8. China's grey zone coercion: strategic context
GS area: International Relations (India-China, security)
Former Foreign Secretary Vijay Gokhale's book "China's Wars" analyses how China has historically exploited diplomatic windows and used non-kinetic tools to expand its strategic position, providing useful framing for the LAC situation.
- 1962 context (Gokhale's thesis): the 1962 war unfolded when the USSR was managing the Cuban missile crisis and US attention was on Taiwan. China identified a window when neither superpower would intervene on India's behalf. The lesson is that China acts when it calculates its adversaries are distracted or divided.
- Salami-slicing: the book treats modern LAC boundary shifts at Depsang and Demchok as a continuation of incremental territorial assertion. Small steps below the threshold of open conflict accumulate into significant territorial change over time.
- Cyber operations: grey zone coercion is not confined to physical territory. Cyber intrusions into critical infrastructure are documented as part of the same strategic repertoire.
- Depsang and Demchok: the two friction points where India accused China of blocking Indian patrolling access.

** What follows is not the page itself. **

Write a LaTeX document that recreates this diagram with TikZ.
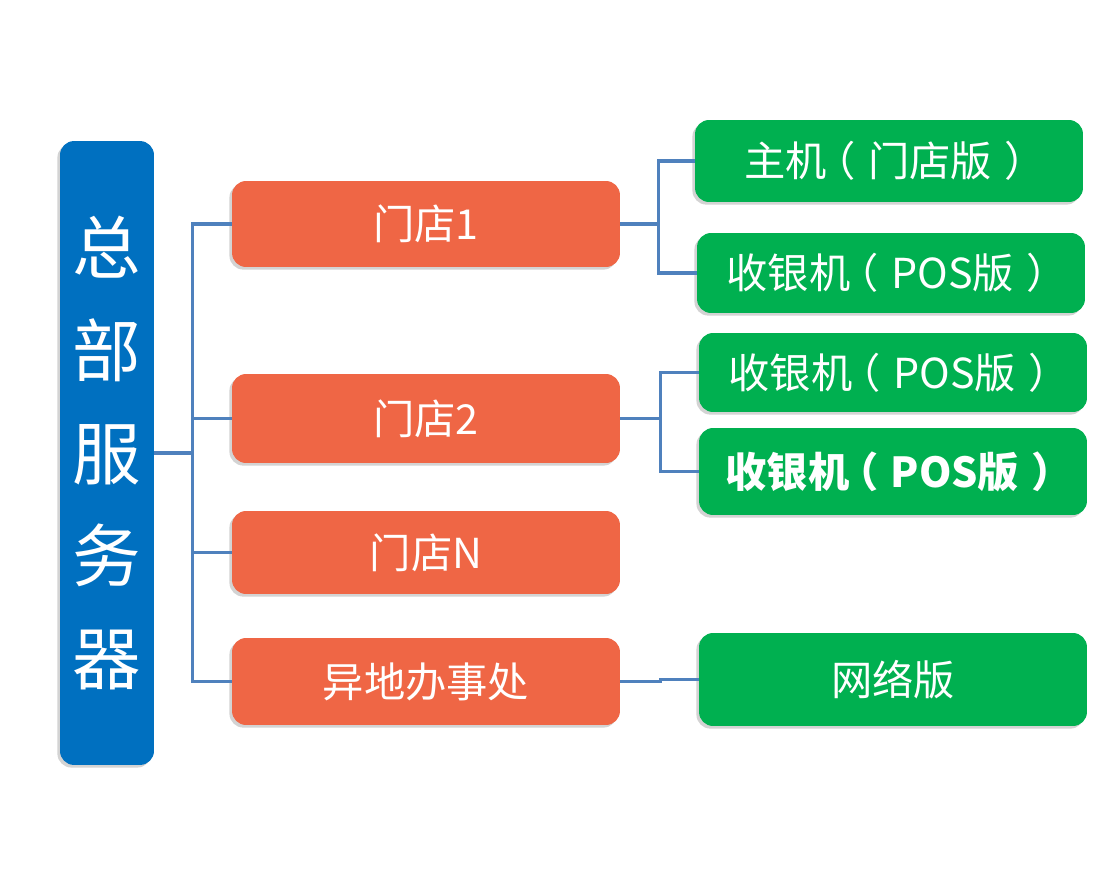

Partial disengagement talks under the WMCC mechanism have produced limited progress.
- Relevance: the grey zone framework is central to understanding why India's 35th WMCC meeting in Beijing and the Galwan commemoration (June 2020, 20 Indian soldiers killed) remain live political and strategic questions.
Static linkage: India-China relations, LAC, border disputes, strategic studies.
Briefly noted
- Quad communique on UNCLOS: the joint statement specifically cited Articles 37 and 38 on transit passage through international straits, an implicit rebuke of any attempt to restrict Hormuz passage.
- Reptakos Brett formula reminder: this Supreme Court formula, originally for private-sector minimum wages, has become the standard reference for all minimum-wage calculations across India, making it a common static linkage point for wage-related questions.